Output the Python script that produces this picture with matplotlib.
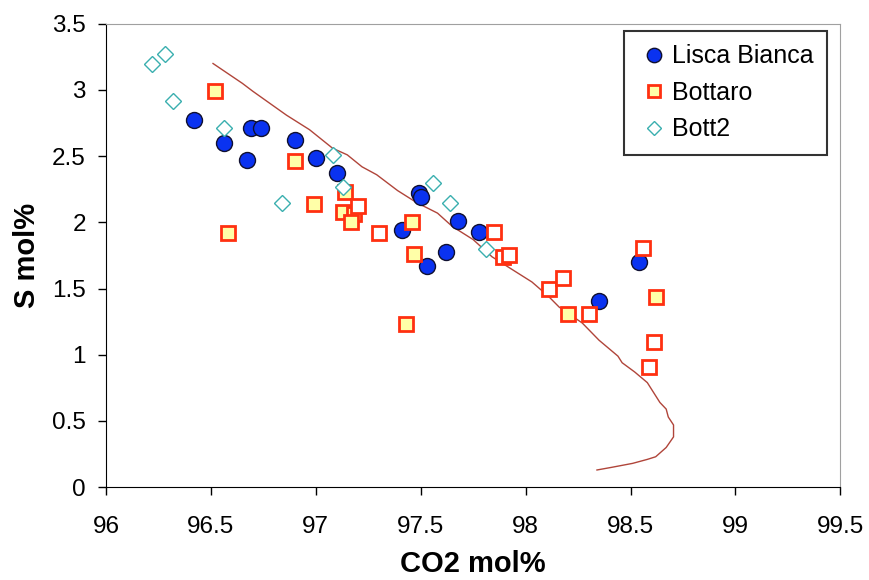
import numpy as np
import matplotlib
matplotlib.use("Agg")
import matplotlib.pyplot as plt

plt.rcParams['font.family'] = ['Liberation Sans', 'DejaVu Sans']

# Lisca Bianca (blue circles)
lb_co2 = [96.42, 96.56, 96.67, 96.69, 96.74, 96.90, 97.00, 97.10, 97.49, 97.50,
          97.41, 97.68, 97.78, 97.62, 97.53, 98.35, 98.54]
lb_s = [2.77, 2.60, 2.47, 2.71, 2.71, 2.62, 2.49, 2.37, 2.22, 2.19,
        1.94, 2.01, 1.93, 1.78, 1.67, 1.41, 1.70]

# Bottaro (yellow filled squares)
bo_co2 = [96.52, 96.90, 96.99, 96.58, 97.14, 97.13, 97.18, 97.17, 97.46, 97.47,
          97.43, 98.20, 98.62]
bo_s = [2.99, 2.46, 2.14, 1.92, 2.23, 2.08, 2.06, 2.00, 2.00, 1.76,
        1.23, 1.31, 1.44]

# Bottaro, open squares
bo_open_co2 = [97.20, 97.30, 97.85, 97.89, 97.92, 98.11, 98.18, 98.30, 98.56, 98.61, 98.59]
bo_open_s = [2.12, 1.92, 1.93, 1.74, 1.75, 1.50, 1.58, 1.31, 1.81, 1.10, 0.91]

# Bott2 (cyan diamonds)
b2_co2 = [96.22, 96.28, 96.32, 96.56, 97.08, 96.84, 97.13, 97.56, 97.64, 97.81]
b2_s = [3.20, 3.27, 2.92, 2.71, 2.51, 2.15, 2.27, 2.30, 2.15, 1.80]

# model curve
curve_co2 = [96.51, 96.65, 96.70, 96.86, 96.97, 97.08, 97.15, 97.22, 97.29, 97.39,
             97.48, 97.58, 97.65, 97.75, 97.84, 97.94, 98.03, 98.11, 98.16, 98.27,
             98.35, 98.44, 98.46, 98.52, 98.58, 98.64, 98.67, 98.68, 98.705, 98.705,
             98.67, 98.62, 98.58, 98.51, 98.41, 98.34]
curve_s = [3.20, 3.05, 2.99, 2.81, 2.70, 2.56, 2.51, 2.42, 2.36, 2.24,
           2.15, 2.07, 1.97, 1.87, 1.74, 1.64, 1.55, 1.44, 1.36, 1.24,
           1.11, 0.99, 0.94, 0.87, 0.79, 0.64, 0.59, 0.53, 0.47, 0.38,
           0.30, 0.23, 0.21, 0.18, 0.15, 0.13]

fig = plt.figure(figsize=(8.69, 5.80), dpi=100)
ax = fig.add_axes([0.122, 0.160, 0.845, 0.799])

ax.plot(curve_co2, curve_s, color='#B0453A', lw=1.0, zorder=2)
ax.plot(lb_co2, lb_s, 'o', ms=11.5, mfc='#0A32F0', mec='#101030', mew=1.0,
        label='Lisca Bianca', zorder=3)
ax.plot(bo_co2, bo_s, 's', ms=10, mfc='#FFFFA8', mec='#FF3010', mew=2.0,
        label='Bottaro', zorder=3)
ax.plot(bo_open_co2, bo_open_s, 's', ms=10, mfc='white', mec='#FF3010', mew=2.0,
        zorder=3)
ax.plot(b2_co2, b2_s, 'D', ms=8, mfc='white', mec='#3AAFAF', mew=1.0,
        label='Bott2', zorder=3)

ax.set_xlim(96, 99.5)
ax.set_ylim(0, 3.5)
ax.set_xticks(np.arange(96, 99.51, 0.5))
ax.set_yticks(np.arange(0, 3.51, 0.5))
ax.set_xticklabels(['96', '96.5', '97', '97.5', '98', '98.5', '99', '99.5'])
ax.set_yticklabels(['0', '0.5', '1', '1.5', '2', '2.5', '3', '3.5'])
ax.tick_params(direction='out', length=5.5, width=1, labelsize=17.5)
ax.tick_params(axis='x', pad=15)
ax.tick_params(axis='y', pad=9)

for s in ['top', 'right']:
    ax.spines[s].set_color('#A0A0A0')
for s in ['left', 'bottom']:
    ax.spines[s].set_color('black')

ax.set_xlabel('CO2 mol%', fontsize=21, fontweight='bold', labelpad=9)
ax.set_ylabel('S mol%', fontsize=21, fontweight='bold', labelpad=8)

leg = ax.legend(loc='upper right', bbox_to_anchor=(0.982, 0.985), borderaxespad=0,
                fontsize=18, frameon=True, fancybox=False, edgecolor='black',
                handletextpad=0.05, handlelength=1.3, borderpad=0.55,
                labelspacing=0.5, markerscale=0.9)
leg.get_frame().set_linewidth(1.5)

fig.savefig('out.png', dpi=100)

++++

Short task:
Write out every line above exactly as it is, leaving out the pictures.

Response below:
Output the Python script that produces this picture with matplotlib.
import numpy as np
import matplotlib
matplotlib.use("Agg")
import matplotlib.pyplot as plt

plt.rcParams['font.family'] = ['Liberation Sans', 'DejaVu Sans']

# Lisca Bianca (blue circles)
lb_co2 = [96.42, 96.56, 96.67, 96.69, 96.74, 96.90, 97.00, 97.10, 97.49, 97.50,
          97.41, 97.68, 97.78, 97.62, 97.53, 98.35, 98.54]
lb_s = [2.77, 2.60, 2.47, 2.71, 2.71, 2.62, 2.49, 2.37, 2.22, 2.19,
        1.94, 2.01, 1.93, 1.78, 1.67, 1.41, 1.70]

# Bottaro (yellow filled squares)
bo_co2 = [96.52, 96.90, 96.99, 96.58, 97.14, 97.13, 97.18, 97.17, 97.46, 97.47,
          97.43, 98.20, 98.62]
bo_s = [2.99, 2.46, 2.14, 1.92, 2.23, 2.08, 2.06, 2.00, 2.00, 1.76,
        1.23, 1.31, 1.44]

# Bottaro, open squares
bo_open_co2 = [97.20, 97.30, 97.85, 97.89, 97.92, 98.11, 98.18, 98.30, 98.56, 98.61, 98.59]
bo_open_s = [2.12, 1.92, 1.93, 1.74, 1.75, 1.50, 1.58, 1.31, 1.81, 1.10, 0.91]

# Bott2 (cyan diamonds)
b2_co2 = [96.22, 96.28, 96.32, 96.56, 97.08, 96.84, 97.13, 97.56, 97.64, 97.81]
b2_s = [3.20, 3.27, 2.92, 2.71, 2.51, 2.15, 2.27, 2.30, 2.15, 1.80]

# model curve
curve_co2 = [96.51, 96.65, 96.70, 96.86, 96.97, 97.08, 97.15, 97.22, 97.29, 97.39,
             97.48, 97.58, 97.65, 97.75, 97.84, 97.94, 98.03, 98.11, 98.16, 98.27,
             98.35, 98.44, 98.46, 98.52, 98.58, 98.64, 98.67, 98.68, 98.705, 98.705,
             98.67, 98.62, 98.58, 98.51, 98.41, 98.34]
curve_s = [3.20, 3.05, 2.99, 2.81, 2.70, 2.56, 2.51, 2.42, 2.36, 2.24,
           2.15, 2.07, 1.97, 1.87, 1.74, 1.64, 1.55, 1.44, 1.36, 1.24,
           1.11, 0.99, 0.94, 0.87, 0.79, 0.64, 0.59, 0.53, 0.47, 0.38,
           0.30, 0.23, 0.21, 0.18, 0.15, 0.13]

fig = plt.figure(figsize=(8.69, 5.80), dpi=100)
ax = fig.add_axes([0.122, 0.160, 0.845, 0.799])

ax.plot(curve_co2, curve_s, color='#B0453A', lw=1.0, zorder=2)
ax.plot(lb_co2, lb_s, 'o', ms=11.5, mfc='#0A32F0', mec='#101030', mew=1.0,
        label='Lisca Bianca', zorder=3)
ax.plot(bo_co2, bo_s, 's', ms=10, mfc='#FFFFA8', mec='#FF3010', mew=2.0,
        label='Bottaro', zorder=3)
ax.plot(bo_open_co2, bo_open_s, 's', ms=10, mfc='white', mec='#FF3010', mew=2.0,
        zorder=3)
ax.plot(b2_co2, b2_s, 'D', ms=8, mfc='white', mec='#3AAFAF', mew=1.0,
        label='Bott2', zorder=3)

ax.set_xlim(96, 99.5)
ax.set_ylim(0, 3.5)
ax.set_xticks(np.arange(96, 99.51, 0.5))
ax.set_yticks(np.arange(0, 3.51, 0.5))
ax.set_xticklabels(['96', '96.5', '97', '97.5', '98', '98.5', '99', '99.5'])
ax.set_yticklabels(['0', '0.5', '1', '1.5', '2', '2.5', '3', '3.5'])
ax.tick_params(direction='out', length=5.5, width=1, labelsize=17.5)
ax.tick_params(axis='x', pad=15)
ax.tick_params(axis='y', pad=9)

for s in ['top', 'right']:
    ax.spines[s].set_color('#A0A0A0')
for s in ['left', 'bottom']:
    ax.spines[s].set_color('black')

ax.set_xlabel('CO2 mol%', fontsize=21, fontweight='bold', labelpad=9)
ax.set_ylabel('S mol%', fontsize=21, fontweight='bold', labelpad=8)

leg = ax.legend(loc='upper right', bbox_to_anchor=(0.982, 0.985), borderaxespad=0,
                fontsize=18, frameon=True, fancybox=False, edgecolor='black',
                handletextpad=0.05, handlelength=1.3, borderpad=0.55,
                labelspacing=0.5, markerscale=0.9)
leg.get_frame().set_linewidth(1.5)

fig.savefig('out.png', dpi=100)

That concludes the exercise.